BEGIN

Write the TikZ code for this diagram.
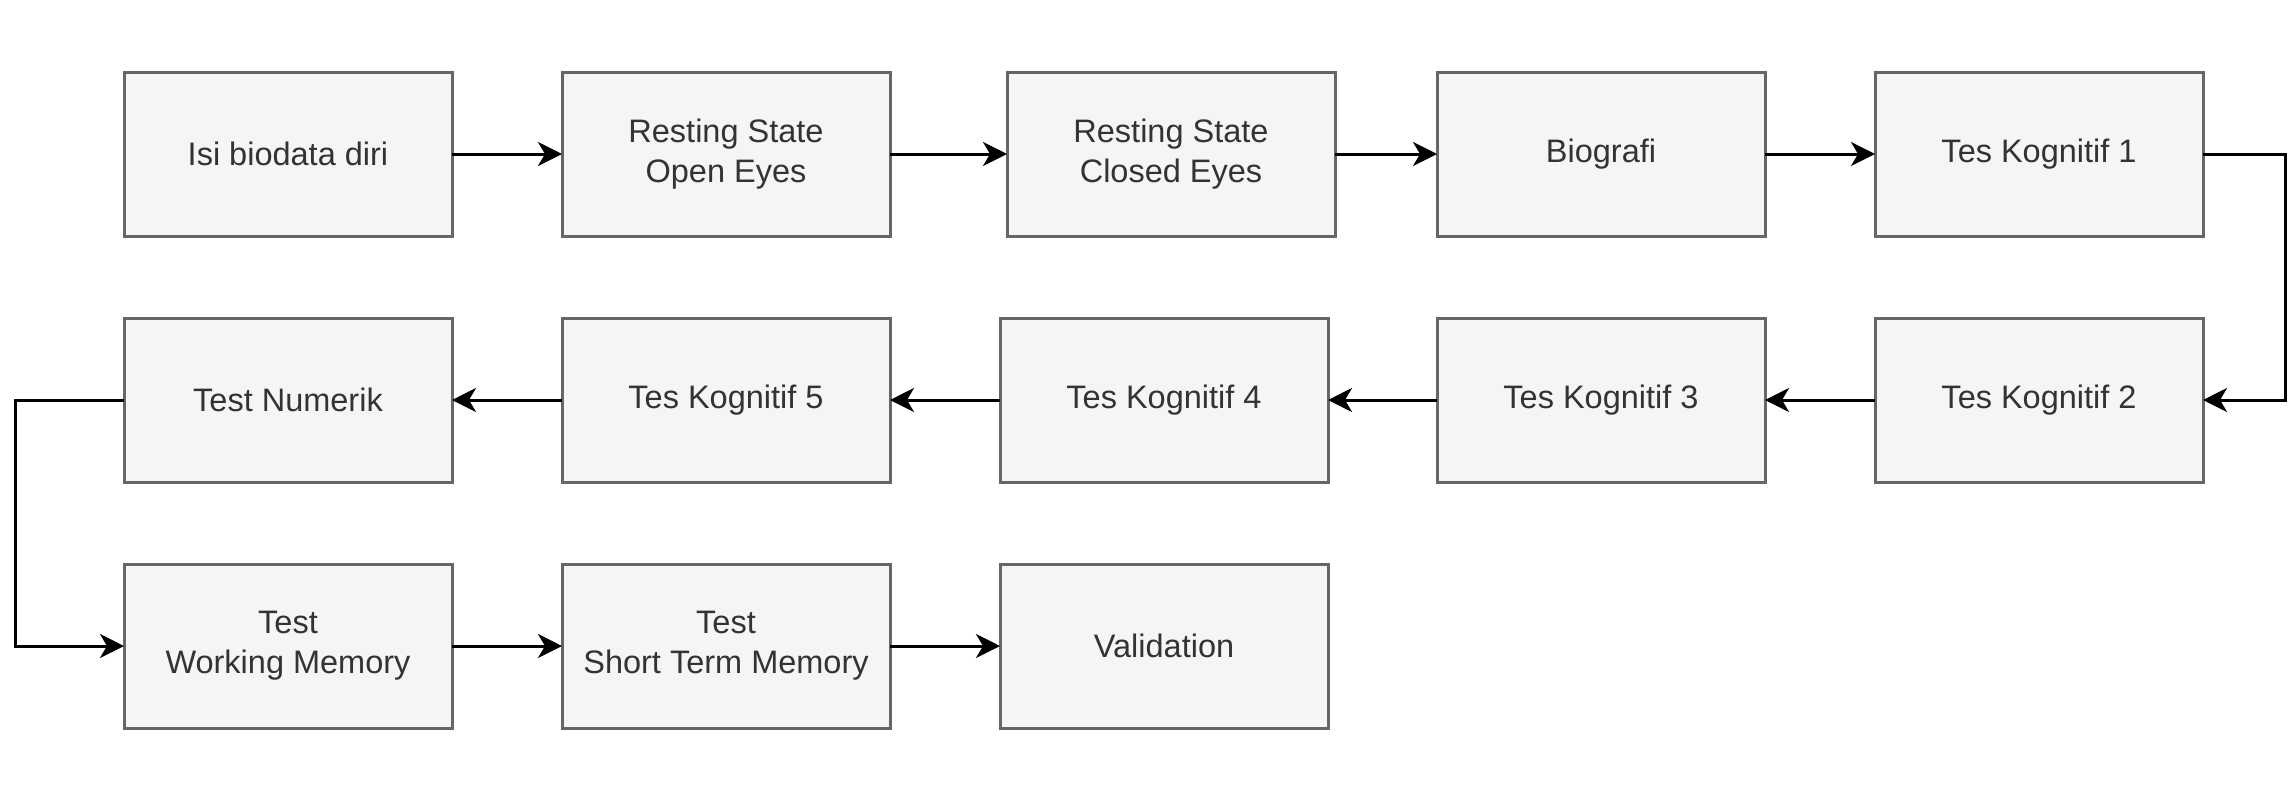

END
BEGIN

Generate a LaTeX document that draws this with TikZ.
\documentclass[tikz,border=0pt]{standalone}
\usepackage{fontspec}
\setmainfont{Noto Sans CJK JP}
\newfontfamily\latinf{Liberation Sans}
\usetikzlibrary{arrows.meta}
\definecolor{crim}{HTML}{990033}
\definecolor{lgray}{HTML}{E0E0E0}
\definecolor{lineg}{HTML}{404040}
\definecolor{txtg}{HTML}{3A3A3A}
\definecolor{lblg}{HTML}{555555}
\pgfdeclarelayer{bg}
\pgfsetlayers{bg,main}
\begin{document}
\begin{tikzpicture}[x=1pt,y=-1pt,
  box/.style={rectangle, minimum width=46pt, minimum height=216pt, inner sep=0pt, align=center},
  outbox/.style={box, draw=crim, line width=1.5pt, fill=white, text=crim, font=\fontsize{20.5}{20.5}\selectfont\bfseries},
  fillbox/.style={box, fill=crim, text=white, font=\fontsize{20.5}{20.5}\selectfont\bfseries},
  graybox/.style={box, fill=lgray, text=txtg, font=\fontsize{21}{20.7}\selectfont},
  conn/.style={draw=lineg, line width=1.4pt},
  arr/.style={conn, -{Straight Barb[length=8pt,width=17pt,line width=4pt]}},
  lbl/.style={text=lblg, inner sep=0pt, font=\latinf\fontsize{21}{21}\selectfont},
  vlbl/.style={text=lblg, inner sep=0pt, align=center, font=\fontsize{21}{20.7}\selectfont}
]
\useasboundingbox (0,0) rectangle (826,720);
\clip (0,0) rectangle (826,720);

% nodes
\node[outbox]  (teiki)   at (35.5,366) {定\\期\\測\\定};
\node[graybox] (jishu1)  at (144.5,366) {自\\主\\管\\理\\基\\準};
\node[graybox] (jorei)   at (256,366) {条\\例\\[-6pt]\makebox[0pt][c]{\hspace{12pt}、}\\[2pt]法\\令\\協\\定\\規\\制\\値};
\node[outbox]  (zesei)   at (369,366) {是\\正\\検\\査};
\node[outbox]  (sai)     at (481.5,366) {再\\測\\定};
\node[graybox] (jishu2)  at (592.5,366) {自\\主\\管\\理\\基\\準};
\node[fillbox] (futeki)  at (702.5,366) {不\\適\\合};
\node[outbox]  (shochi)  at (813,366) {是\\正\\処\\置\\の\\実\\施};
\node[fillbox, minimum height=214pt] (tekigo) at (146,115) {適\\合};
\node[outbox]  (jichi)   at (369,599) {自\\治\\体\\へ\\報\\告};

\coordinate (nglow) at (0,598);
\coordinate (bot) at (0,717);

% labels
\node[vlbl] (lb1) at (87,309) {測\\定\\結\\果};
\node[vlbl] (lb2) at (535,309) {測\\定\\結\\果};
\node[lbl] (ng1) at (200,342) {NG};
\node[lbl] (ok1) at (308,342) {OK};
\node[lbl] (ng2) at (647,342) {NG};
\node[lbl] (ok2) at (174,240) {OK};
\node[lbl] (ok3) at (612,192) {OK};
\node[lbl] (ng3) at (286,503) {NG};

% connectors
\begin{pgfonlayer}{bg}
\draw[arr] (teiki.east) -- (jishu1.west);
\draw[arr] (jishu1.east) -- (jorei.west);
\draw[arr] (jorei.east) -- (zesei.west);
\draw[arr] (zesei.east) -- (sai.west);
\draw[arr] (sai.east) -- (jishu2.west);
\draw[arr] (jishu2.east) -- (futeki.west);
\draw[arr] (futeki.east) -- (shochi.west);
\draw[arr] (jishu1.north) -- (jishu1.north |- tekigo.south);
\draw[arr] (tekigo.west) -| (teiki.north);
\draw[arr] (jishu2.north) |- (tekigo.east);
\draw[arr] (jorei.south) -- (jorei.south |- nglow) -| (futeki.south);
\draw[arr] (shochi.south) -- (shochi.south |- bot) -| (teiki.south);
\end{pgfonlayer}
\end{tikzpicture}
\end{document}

END

* [Exercise prompt]:
Spot every line that holds "this" and copy it.

* [The result]:
Write the TikZ code for this diagram.
Generate a LaTeX document that draws this with TikZ.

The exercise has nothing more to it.